Nimm dir Zeit für die Ausstellungen auf der zweiten und dritten Etage, besonders für "Through America's Gate" und die "Peak of Immigration" Galerie. Hier wird die Geschichte der Einwanderung lebendig, mit persönlichen Gegenständen, Fotos und Zeugenaussagen. Du kannst dir die medizinischen Untersuchungen und die Verhöre vorstellen, die die Ankommenden durchlaufen mussten. Es ist gut, sich auf die menschlichen Geschichten zu konzentrieren, auf die Gesichter und die kurzen Anekdoten, die die Statistiken greifbar machen. Überspringe vielleicht die allzu detaillierten genealogischen Informationen, wenn du keine direkte Verbindung suchst, um den roten Faden der allgemeinen Erfahrung nicht zu verlieren.
Auf dem Weg nach unten kommst du durch Bereiche, die die medizinischen und rechtlichen Prüfungen beleuchten, die die Ankommenden durchlaufen mussten. Es ist ein ernüchternder, aber wichtiger Teil der Geschichte. Dein Weg führt dich dann zum sogenannten "Kissing Post" – ein Ort, der heute nur noch durch eine Markierung angedeutet wird, aber damals der Punkt war, an dem sich Familien wieder vereinten oder Abschied nahmen, wenn jemand die Einreise verweigert wurde. Stell dir vor, wie die Umarmungen hier aussahen, die Tränen der Freude und die der Verzweiflung. Es ist der emotionale Schlusspunkt der Ankunftsreise.

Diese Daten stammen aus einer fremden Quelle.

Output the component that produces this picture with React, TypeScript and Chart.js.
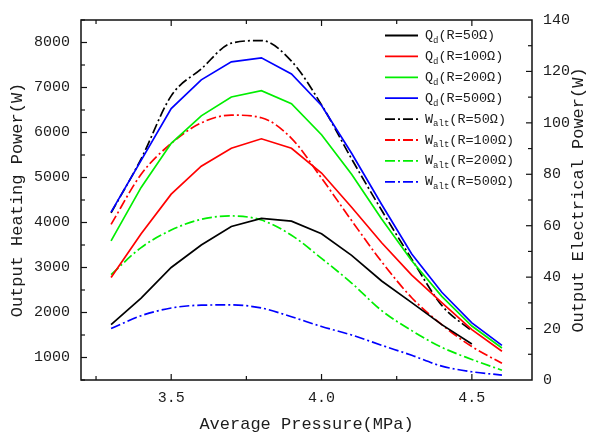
import React, { useEffect, useRef } from 'react';
import { Chart, registerables } from 'chart.js';

Chart.register(...registerables);

// ---- data ----
const pressure = [3.3, 3.4, 3.5, 3.6, 3.7, 3.8, 3.9, 4.0, 4.1, 4.2, 4.3, 4.4, 4.5, 4.6];

// Output heating power Q_d (W), left axis
const qdR50 = [1730, 2320, 3000, 3500, 3910, 4090, 4030, 3750, 3270, 2700, 2220, 1730, 1300, null];
const qdR100 = [2780, 3750, 4630, 5250, 5650, 5860, 5650, 5100, 4340, 3550, 2830, 2220, 1620, 1140];
const qdR200 = [3590, 4780, 5760, 6370, 6790, 6930, 6640, 5950, 5070, 4080, 3150, 2360, 1700, 1210];
const qdR500 = [4230, 5380, 6530, 7170, 7570, 7660, 7300, 6600, 5540, 4400, 3300, 2450, 1770, 1270];

// Output electrical power W_alt (W), right axis
const waltR50 = [65, 86, 110.5, 121, 131, 132, 124, 107, 86, 66, 47, 29, 19, null];
const waltR100 = [60.5, 80, 92, 100, 103, 102, 94, 78.5, 62, 46, 32, 21.5, 13, 6.5];
const waltR200 = [41, 51.5, 58.3, 62.5, 63.8, 62.2, 56.3, 47.3, 37.7, 27, 19.2, 12.7, 8, 3.8];
const waltR500 = [20, 25, 28, 29.1, 29.2, 28, 24.6, 20.8, 17.5, 13.5, 9.6, 5.4, 3.2, 1.9];

const seriesLabels = [
  'Q_d(R=50Ω)', 'Q_d(R=100Ω)', 'Q_d(R=200Ω)', 'Q_d(R=500Ω)',
  'W_alt(R=50Ω)', 'W_alt(R=100Ω)', 'W_alt(R=200Ω)', 'W_alt(R=500Ω)',
];

const xTicks = [3.5, 4.0, 4.5];
const leftTicks = [1000, 2000, 3000, 4000, 5000, 6000, 7000, 8000];
const rightTicks = [0, 20, 40, 60, 80, 100, 120, 140];

const xTitle = 'Average Pressure(MPa)';
const leftTitle = 'Output Heating Power(W)';
const rightTitle = 'Output Electrical Power(W)';

// ---- styles ----
const FONT = '"Liberation Mono", "DejaVu Sans Mono", monospace';
const TEXT = '#1c1c1c';
const BLACK = '#000000';
const RED = '#ff0000';
const GREEN = '#00ee00';
const BLUE = '#0000ff';
const DASHDOT = [10, 3, 2, 3];

const toPoints = (ys: (number | null)[]) => pressure.map((x, i) => ({ x, y: ys[i] }));

const legendPlugin = {
  id: 'subLegend',
  afterDraw(chart: any) {
    const ctx = chart.ctx as CanvasRenderingContext2D;
    const x0 = 385;
    const lineW = 33;
    const y0 = 35.5;
    const rowH = 20.9;
    chart.data.datasets.forEach((ds: any, i: number) => {
      const y = y0 + i * rowH;
      ctx.save();
      ctx.strokeStyle = ds.borderColor;
      ctx.lineWidth = 1.8;
      ctx.setLineDash(ds.borderDash || []);
      ctx.beginPath();
      ctx.moveTo(x0, y);
      ctx.lineTo(x0 + lineW, y);
      ctx.stroke();
      ctx.setLineDash([]);
      const m = /^(\w)_(\w+)(.*)$/.exec(ds.label) || ['', ds.label, '', ''];
      ctx.fillStyle = TEXT;
      ctx.textBaseline = 'middle';
      ctx.textAlign = 'left';
      let tx = x0 + lineW + 7;
      ctx.font = `13.5px ${FONT}`;
      ctx.fillText(m[1], tx, y);
      tx += ctx.measureText(m[1]).width;
      ctx.font = `9px ${FONT}`;
      ctx.fillText(m[2], tx, y + 5);
      tx += ctx.measureText(m[2]).width;
      ctx.font = `13.5px ${FONT}`;
      ctx.fillText(m[3], tx, y);
      ctx.restore();
    });
  },
};

const framePlugin = {
  id: 'frameTicks',
  afterDraw(chart: any) {
    const ctx = chart.ctx as CanvasRenderingContext2D;
    const a = chart.chartArea;
    const sx = chart.scales.x;
    const sy = chart.scales.y;
    const sy1 = chart.scales.y1;
    ctx.save();
    ctx.strokeStyle = '#111';
    ctx.lineWidth = 1.5;
    ctx.strokeRect(a.left, a.top, a.right - a.left, a.bottom - a.top);
    ctx.lineWidth = 1.2;
    const seg = (x1: number, y1: number, x2: number, y2: number) => {
      ctx.beginPath();
      ctx.moveTo(x1, y1);
      ctx.lineTo(x2, y2);
      ctx.stroke();
    };
    // x ticks (bottom and top), step 0.25
    for (let k = 13; k <= 18; k++) {
      const v = k * 0.25;
      const px = sx.getPixelForValue(v);
      const len = k % 2 === 0 ? 6 : 4;
      seg(px, a.bottom, px, a.bottom - len);
      seg(px, a.top, px, a.top + len);
    }
    // left ticks, step 500
    for (let k = 1; k <= 17; k++) {
      const v = k * 500;
      const py = sy.getPixelForValue(v);
      const len = k % 2 === 0 ? 6 : 4;
      seg(a.left, py, a.left + len, py);
    }
    // right ticks, step 10
    for (let k = 1; k <= 13; k++) {
      const v = k * 10;
      const py = sy1.getPixelForValue(v);
      const len = k % 2 === 0 ? 6 : 4;
      seg(a.right, py, a.right - len, py);
    }
    // right axis title, reading bottom-to-top
    ctx.fillStyle = TEXT;
    ctx.font = `17px ${FONT}`;
    ctx.textAlign = 'center';
    ctx.textBaseline = 'middle';
    ctx.translate(578, (a.top + a.bottom) / 2);
    ctx.rotate(-Math.PI / 2);
    ctx.fillText(rightTitle, 0, 0);
    ctx.restore();
  },
};

export default function App() {
  const canvasRef = useRef<HTMLCanvasElement | null>(null);

  useEffect(() => {
    const canvas = canvasRef.current;
    if (!canvas) return;
    const solid = (label: string, data: (number | null)[], color: string) => ({
      label,
      data: toPoints(data),
      borderColor: color,
      backgroundColor: color,
      borderWidth: 1.7,
      pointRadius: 0,
      tension: 0,
      yAxisID: 'y',
      spanGaps: false,
    });
    const dashed = (label: string, data: (number | null)[], color: string) => ({
      label,
      data: toPoints(data),
      borderColor: color,
      backgroundColor: color,
      borderWidth: 1.7,
      borderDash: DASHDOT,
      pointRadius: 0,
      cubicInterpolationMode: 'monotone',
      yAxisID: 'y1',
      spanGaps: false,
    });

    const chart = new Chart(canvas, {
      type: 'line',
      data: {
        datasets: [
          solid(seriesLabels[0], qdR50, BLACK),
          solid(seriesLabels[1], qdR100, RED),
          solid(seriesLabels[2], qdR200, GREEN),
          solid(seriesLabels[3], qdR500, BLUE),
          dashed(seriesLabels[4], waltR50, BLACK),
          dashed(seriesLabels[5], waltR100, RED),
          dashed(seriesLabels[6], waltR200, GREEN),
          dashed(seriesLabels[7], waltR500, BLUE),
        ] as any,
      },
      options: {
        animation: false,
        responsive: false,
        maintainAspectRatio: false,
        layout: { padding: { top: 15, left: 0, right: 0, bottom: 0 } },
        plugins: {
          legend: { display: false },
          tooltip: { enabled: false },
        },
        scales: {
          x: {
            type: 'linear',
            min: 3.2,
            max: 4.7,
            afterBuildTicks: (s: any) => {
              s.ticks = xTicks.map((v) => ({ value: v }));
            },
            afterFit: (s: any) => {
              s.height = 56;
            },
            grid: { display: false, drawTicks: false },
            border: { display: false },
            ticks: {
              padding: 9,
              color: TEXT,
              font: { family: FONT, size: 15 },
              callback: (v: any) => Number(v).toFixed(1),
            },
            title: {
              display: true,
              text: xTitle,
              color: TEXT,
              font: { family: FONT, size: 17 },
              padding: { top: 0, bottom: 1 },
            },
          },
          y: {
            position: 'left',
            min: 500,
            max: 8500,
            afterBuildTicks: (s: any) => {
              s.ticks = leftTicks.map((v) => ({ value: v }));
            },
            afterFit: (s: any) => {
              s.width = 81;
            },
            grid: { display: false, drawTicks: false },
            border: { display: false },
            ticks: {
              padding: 11,
              color: TEXT,
              font: { family: FONT, size: 15 },
              callback: (v: any) => String(v),
            },
            title: {
              display: true,
              text: leftTitle,
              color: TEXT,
              font: { family: FONT, size: 17 },
              padding: { top: 7, bottom: 0 },
            },
          },
          y1: {
            position: 'right',
            min: 0,
            max: 140,
            afterBuildTicks: (s: any) => {
              s.ticks = rightTicks.map((v) => ({ value: v }));
            },
            afterFit: (s: any) => {
              s.width = 60;
            },
            grid: { display: false, drawTicks: false },
            border: { display: false },
            ticks: {
              padding: 11,
              color: TEXT,
              font: { family: FONT, size: 15 },
              callback: (v: any) => String(v),
            },
          },
        },
      } as any,
      plugins: [framePlugin, legendPlugin],
    });
    return () => chart.destroy();
  }, []);

  return (
    <div style={{ position: 'absolute', left: 0, top: 0, width: 592, height: 436, background: '#fff' }}>
      <canvas ref={canvasRef} width={592} height={436} style={{ display: 'block', width: 592, height: 436 }} />
    </div>
  );
}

Bevor du die Insel verlässt, geh unbedingt nach draußen zur American Immigrant Wall of Honor. Hier sind Tausende von Namen eingraviert, eine Hommage an die Menschen, die hierherkamen. Spür den Wind, der über die Insel streicht, und blick zurück auf die Skyline von Manhattan. Von hier aus siehst du die Stadt, die für so viele das Ziel war, in ihrer ganzen Pracht. Diesen Moment, den Blick über das Wasser zurück auf die Stadt, solltest du dir bis zum Schluss aufheben. Es ist der perfekte Ort, um innezuhalten und die Bedeutung dieses Ortes, die Geschichten der Hoffnung und des Mutes, die hier stattfanden, auf dich wirken zu lassen.